Let’s see what is available in an on-premise Hadoop deployment and what we can do on the Cloud.

Hive: Apache Ranger Hive plugin handles the fine grained access control. On Google Cloud, we can again use Apache Ranger directly. There is a step by step guide from my colleague David explaining this setup.
Spark: Spark has no open source Ranger plugin. The reason for this is that Spark can circumvent the Ranger plugin. Spark driver can directly access data and it is controlled by the end user. So an end user may easily opt out Ranger.
– BigLake solves this problem. BigLake API handles fine grained access control for the data stored on GCS. So you will improve the authorization of your Spark jobs when you migrate to Google Cloud.
– Even with BigLake, the service account of a cluster is used for IAM. So when multiple users access data via the same cluster, they all have the same privileges on data due to the shared service account. The solution is to use serverless Spark where each user/usecase/team has their own cluster with a different service account.

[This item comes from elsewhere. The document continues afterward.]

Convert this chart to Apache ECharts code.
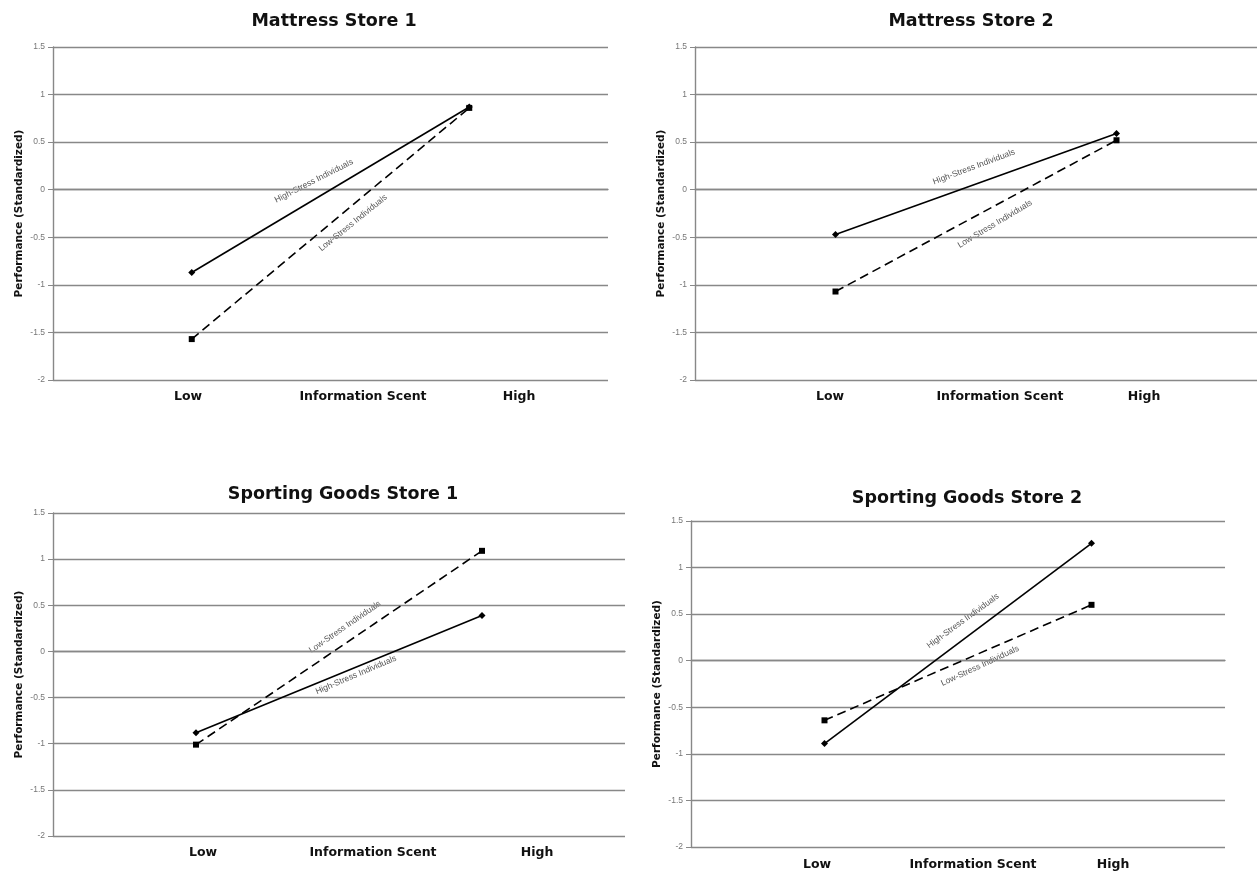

SparkSQL as a distributed SQL engine: Spark SQL can also act as a distributed query engine using its JDBC/ODBC or command-line interface. In this mode, end-users or applications can interact with Spark SQL directly to run SQL queries, without the need to write any code.
– This architecture can use Apache Ranger since it is based on HiveServer2 and the end user does not run the Spark driver itself. The setup is the same as normal Hive as explained in this guide.
– Also, we may still use BigLake.

In all the above cases the common theme is having multiple clusters even job scoped ones unlike large clusters of on-premises. And then give access to these ephemeral clusters per use-case instead of controlling all at a single point.